Netflix uses EVCache (built on Memcached) to cache user preferences, viewing history, and personalization data. Their cache layer handles millions of requests per second.
Stack Overflow serves 1.3 billion page views per month with a relatively small infrastructure, heavily relying on multi-level caching: in-process caching with Redis as L2, all running on just a handful of servers.
Common Pitfalls
- Caching without measuring: Always instrument hit rates, latency, and eviction rates. Without metrics, you are guessing.
- TTL too long: Stale data causes user-visible bugs that are hard to debug because they appear intermittently.
- TTL too short: Frequent cache misses negate the benefit of caching. Measure and tune based on data change frequency.
- Not planning for cold cache: Every deployment and restart creates a cold cache. Without warming, you get a load spike on your database.
- Caching errors: If a database query fails and you cache the error response, every subsequent request gets the cached error until TTL expires. Never cache failure responses.

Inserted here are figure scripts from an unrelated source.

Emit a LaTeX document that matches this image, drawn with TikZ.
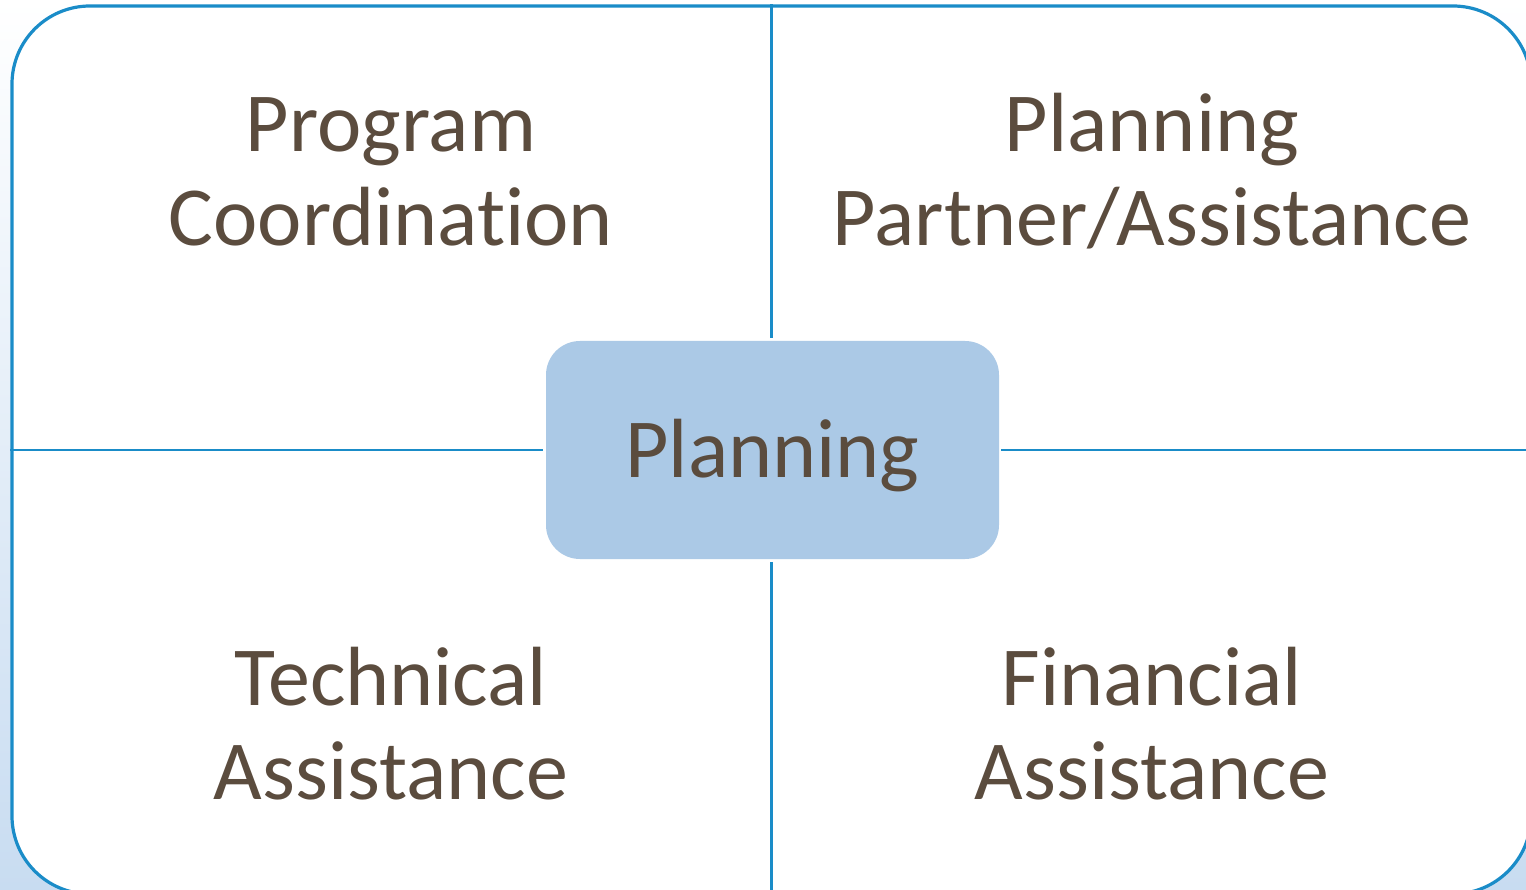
\documentclass[tikz,border=0pt]{standalone}
\usepackage{fontspec}
\setmainfont[Ligatures=NoCommon]{Carlito}
\definecolor{frameblue}{HTML}{1A8CC8}
\definecolor{boxblue}{HTML}{ABC9E6}
\definecolor{txtbrown}{HTML}{5B4C3E}
\definecolor{bgblue}{HTML}{C8DCF1}
\tikzset{
  lbl/.style={text=txtbrown, font=\fontsize{84}{94}\selectfont, align=center, inner sep=0pt, anchor=base},
  divider/.style={draw=frameblue, line width=2.4pt},
}
\begin{document}
\begin{tikzpicture}[x=1pt,y=-1pt]
\useasboundingbox (0,0) rectangle (1526,890);
\clip (0,0) rectangle (1526,890);
\shade[top color=white, middle color=white, bottom color=bgblue] (0,0) rectangle (1526,890);
\node[draw=frameblue, line width=3.2pt, fill=white, rounded corners=78pt,
      minimum width=1519pt, minimum height=888pt, inner sep=0pt] (frame) at (771.5,450) {};
\node[fill=boxblue, rounded corners=34pt, minimum width=453pt, minimum height=218pt,
      inner sep=0pt, text=txtbrown, font=\fontsize{84}{94}\selectfont,
      text height=60pt, text depth=6pt] (center) at (772.5,450) {Planning};
\draw[divider, shorten >=3pt] (frame.north) -- (frame.north |- center.north);
\draw[divider, shorten >=3pt] (frame.south) -- (frame.south |- center.south);
\draw[divider, shorten >=3pt] (frame.west) -- (center.west);
\draw[divider, shorten >=2pt] (frame.east) -- (center.east);
\node[lbl] (pc) at (391,246) {Program\\Coordination};
\node[lbl] (pp) at (1152,246) {Planning\\Partner/Assistance};
\node[lbl] (ta) at (391,799) {Technical\\Assistance};
\node[lbl] (fa) at (1152,799) {Financial\\Assistance};
\end{tikzpicture}
\end{document}
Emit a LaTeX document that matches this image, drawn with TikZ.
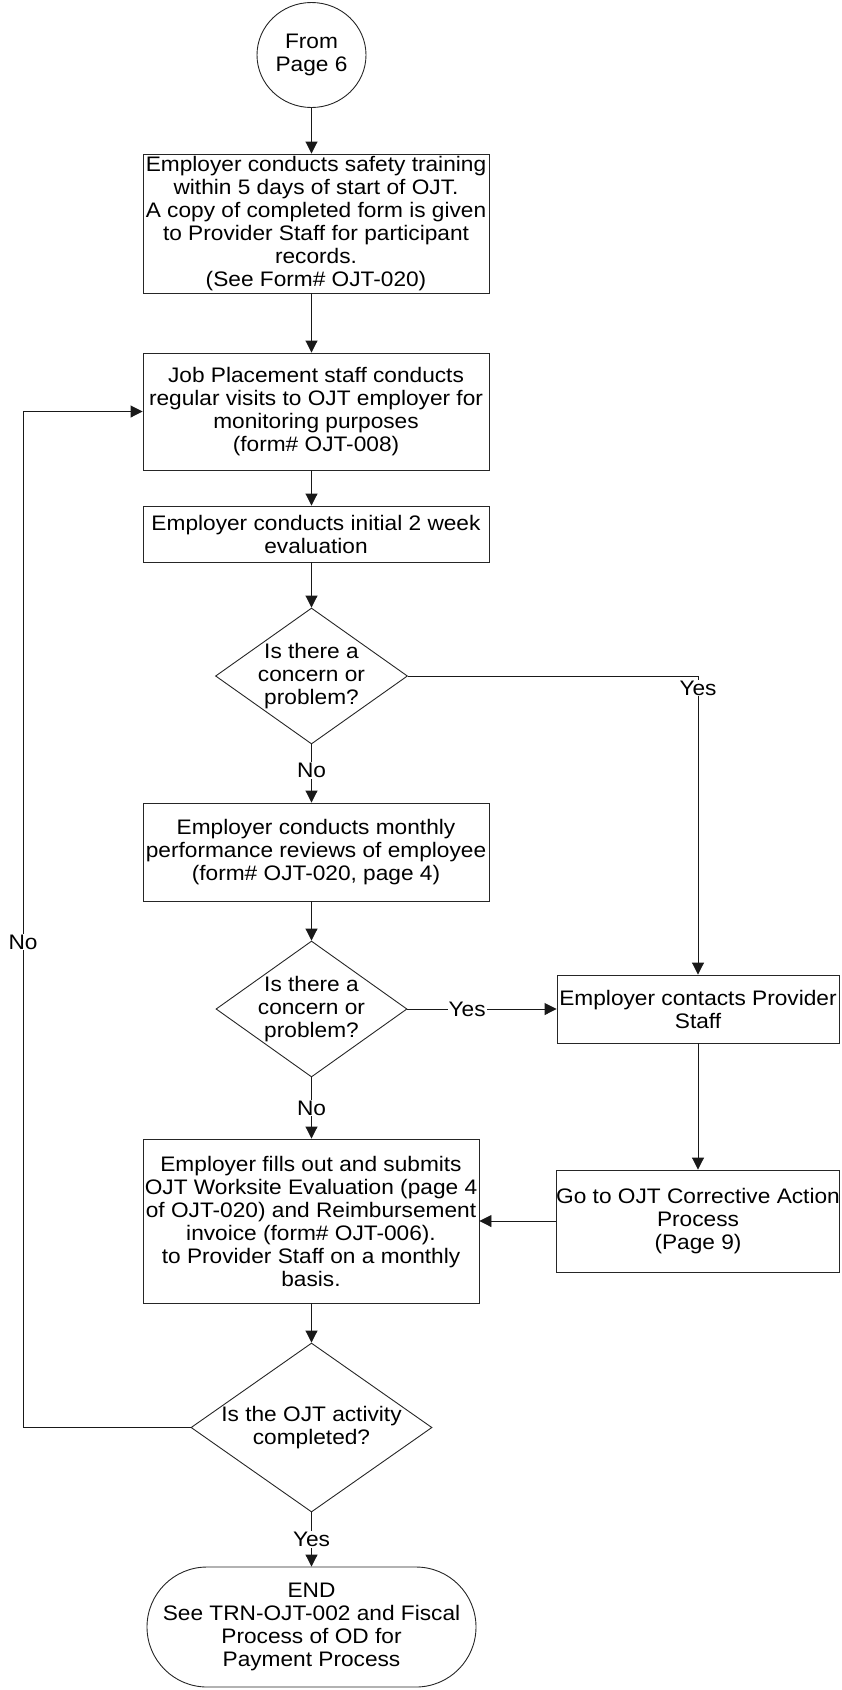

- Treating cache as a primary data store: Caches are ephemeral. Data in cache can be evicted or lost at any time. Always have a fallback to the source of truth.
- Ignoring cache size: An unbounded cache will consume all available memory and crash the process.
Key Takeaways
- Caching is the single highest-leverage optimization for read-heavy systems. A 95% hit rate means your database handles only 5% of read traffic.
- TTL is a trade-off between freshness and performance. Start with shorter TTLs and extend them based on data change frequency and tolerance for staleness.
- LRU is the right default eviction policy for most workloads. Consider LFU only for workloads with stable hot keys.
- Multi-level caching (in-process, distributed, CDN) gives the best performance. Each level trades capacity for speed.
- Always plan for cold cache scenarios. Pre-warming or gradual traffic ramp prevents database overload after restarts.
- Monitor cache metrics continuously. Hit ratio, eviction rate, and latency tell you whether your caching strategy is working.